## [WHAT THE TASK REQUIRES]
All of the material should be reproduced exactly, with pictures left out.

───── DATA PROVIDED

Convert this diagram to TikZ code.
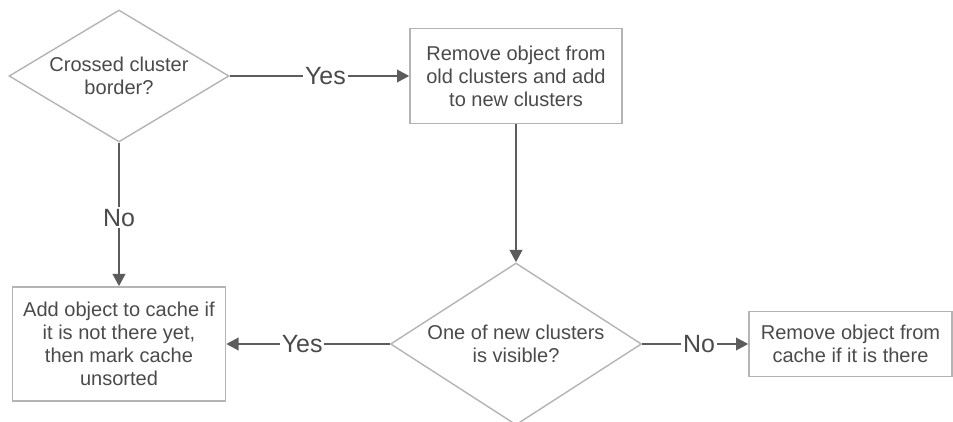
\documentclass[tikz,border=0pt]{standalone}
\usepackage{fontspec}
\setmainfont{Liberation Sans}
\usepackage{tikz}
\usetikzlibrary{arrows.meta,shapes.geometric,positioning}
\definecolor{edgegray}{HTML}{B4B4B4}
\definecolor{linegray}{HTML}{5C5C5C}
\definecolor{textgray}{HTML}{4A4A4A}

\begin{document}
\begin{tikzpicture}[
  txt/.style={font=\fontsize{11.4}{13.1}\selectfont,text=textgray,align=center},
  decision/.style={txt,diamond,draw=edgegray,line width=0.8pt,inner sep=0pt,aspect=1.667},
  action/.style={txt,rectangle,draw=edgegray,line width=0.8pt,inner sep=0pt},
  flow/.style={draw=linegray,line width=1.5pt,-{Triangle[length=7pt,width=7pt]}},
  answer/.style={fill=white,inner sep=1pt,text=textgray,font=\fontsize{14.2}{16}\selectfont}]
\useasboundingbox (0,0) rectangle (19.06,-8.44);
% decisions
\node[decision,minimum width=4.4cm,minimum height=2.64cm] (crossed) at (2.38,-1.52) {Crossed cluster\\border?};
\node[decision,minimum width=5.02cm,minimum height=3.24cm] (visible) at (10.32,-6.88) {One of new clusters\\is visible?};
% actions
\node[action,minimum width=4.24cm,minimum height=1.9cm] (move) at (10.32,-1.52) {Remove object from\\old clusters and add\\to new clusters};
\node[action,minimum width=4.26cm,minimum height=2.28cm] (add) at (2.38,-6.88) {Add object to cache if\\it is not there yet,\\then mark cache\\unsorted};
\node[action,minimum width=4.06cm,minimum height=1.3cm] (drop) at (17.01,-6.88) {Remove object from\\cache if it is there};
% connectors
\draw[flow] (crossed.east) -- node[answer,pos=0.533] {Yes} (move.west);
\draw[flow] (crossed.south) -- node[answer,pos=0.524] {No} (add.north);
\draw[flow] (move.south) -- (visible.north);
\draw[flow] (visible.west) -- node[answer,pos=0.536] {Yes} (add.east);
\draw[flow] (visible.east) -- node[answer,pos=0.535] {No} (drop.west);
\end{tikzpicture}
\end{document}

──────────

## [RESULT OF THIS EXERCISE]
Convert this diagram to TikZ code.
\documentclass[tikz,border=0pt]{standalone}
\usepackage{fontspec}
\setmainfont{Liberation Sans}
\usepackage{tikz}
\usetikzlibrary{arrows.meta,shapes.geometric,positioning}
\definecolor{edgegray}{HTML}{B4B4B4}
\definecolor{linegray}{HTML}{5C5C5C}
\definecolor{textgray}{HTML}{4A4A4A}

\begin{document}
\begin{tikzpicture}[
  txt/.style={font=\fontsize{11.4}{13.1}\selectfont,text=textgray,align=center},
  decision/.style={txt,diamond,draw=edgegray,line width=0.8pt,inner sep=0pt,aspect=1.667},
  action/.style={txt,rectangle,draw=edgegray,line width=0.8pt,inner sep=0pt},
  flow/.style={draw=linegray,line width=1.5pt,-{Triangle[length=7pt,width=7pt]}},
  answer/.style={fill=white,inner sep=1pt,text=textgray,font=\fontsize{14.2}{16}\selectfont}]
\useasboundingbox (0,0) rectangle (19.06,-8.44);
% decisions
\node[decision,minimum width=4.4cm,minimum height=2.64cm] (crossed) at (2.38,-1.52) {Crossed cluster\\border?};
\node[decision,minimum width=5.02cm,minimum height=3.24cm] (visible) at (10.32,-6.88) {One of new clusters\\is visible?};
% actions
\node[action,minimum width=4.24cm,minimum height=1.9cm] (move) at (10.32,-1.52) {Remove object from\\old clusters and add\\to new clusters};
\node[action,minimum width=4.26cm,minimum height=2.28cm] (add) at (2.38,-6.88) {Add object to cache if\\it is not there yet,\\then mark cache\\unsorted};
\node[action,minimum width=4.06cm,minimum height=1.3cm] (drop) at (17.01,-6.88) {Remove object from\\cache if it is there};
% connectors
\draw[flow] (crossed.east) -- node[answer,pos=0.533] {Yes} (move.west);
\draw[flow] (crossed.south) -- node[answer,pos=0.524] {No} (add.north);
\draw[flow] (move.south) -- (visible.north);
\draw[flow] (visible.west) -- node[answer,pos=0.536] {Yes} (add.east);
\draw[flow] (visible.east) -- node[answer,pos=0.535] {No} (drop.west);
\end{tikzpicture}
\end{document}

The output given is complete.